Zum anderen betonte Luther die grundsätzliche Verschiedenheit von Staat und Kirche. Die „Zwei-Reiche-Lehre“ meint, dass Gott zwei Regimente eingesetzt hat, ein geistliches und ein weltliches.
Was änderte die Reformation am Verhältnis von Staat und Kirche?
Zu Luthers Zeiten sahen viele, auch Fürsten und Reichsstädte, Rom und den Papst kritisch. Sie galten als verweltlicht und sittlich verwildert. Die Reformation machte es möglich, sich religiös von Rom abzusetzen. Da der Kaiser den alten Glauben verteidigte, konnten die Fürsten ihre politische Eigenständigkeit stärken. So führte der religiöse Streit auch in militärische Konflikte (Schmalkaldischer Krieg 1546-47).
Die Stellung der protestantischen Fürsten wurde aber auch auf andere Weise gestärkt. Als die neue evangelische Kirche nach 1530 entstand, brauchte sie eine Leitung. Papst und Bischöfe lehnte man ab. Weil sie Leitungserfahrung und die notwendigen Mittel hatten, machte man die Fürsten zu Notbischöfen.
Diese Regelung war als Übergangslösung gedacht. Aber nichts ist so langlebig wie ein Provisorium. Das „landesherrliche Kirchenregiment“ hielt schließlich bis 1919, also 400 Jahre.
Dortmund als freie Reichsstadt unterstand direkt dem Kaiser. Darum war hier der Rat auch für die Einführung der Reformation verantwortlich.

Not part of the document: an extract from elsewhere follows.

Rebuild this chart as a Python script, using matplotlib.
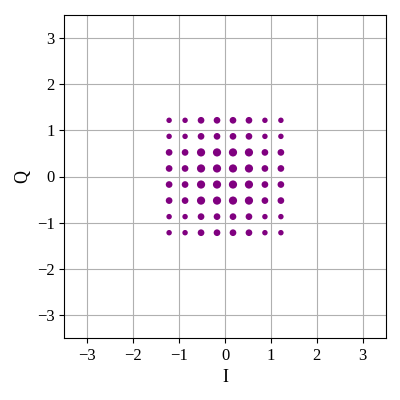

… und wie sieht es heute aus?
Wenn die Ratsherren zu Zeiten der Reformation die Reinoldikirche besuchten, hatten sie bevorzugte Plätze im Chorgestühl. Sie war ihre Ratskirche und der Rat hatte als Stadt-Obrigkeit zugleich die Aufsicht über die kirchlichen Fragen.
Wenn heute ein Vertreter der Stadt – zum Beispiel der Oberbürgermeister – die Kirche besucht, sitzt er bestenfalls als Ehrengast in der ersten Reihe. Denn waren damals Staat und Kirche eine Einheit, so sind sie heute auf bestimmte Weise getrennt. Seit 1919 und dann auch im Grundgesetz von 1949 ist der Staat neutral gegenüber allen Religionsgemeinschaften. Allerdings haben die Kirchen eine Sonderrolle. Man spricht darum auch von einer „hinkenden Trennung“.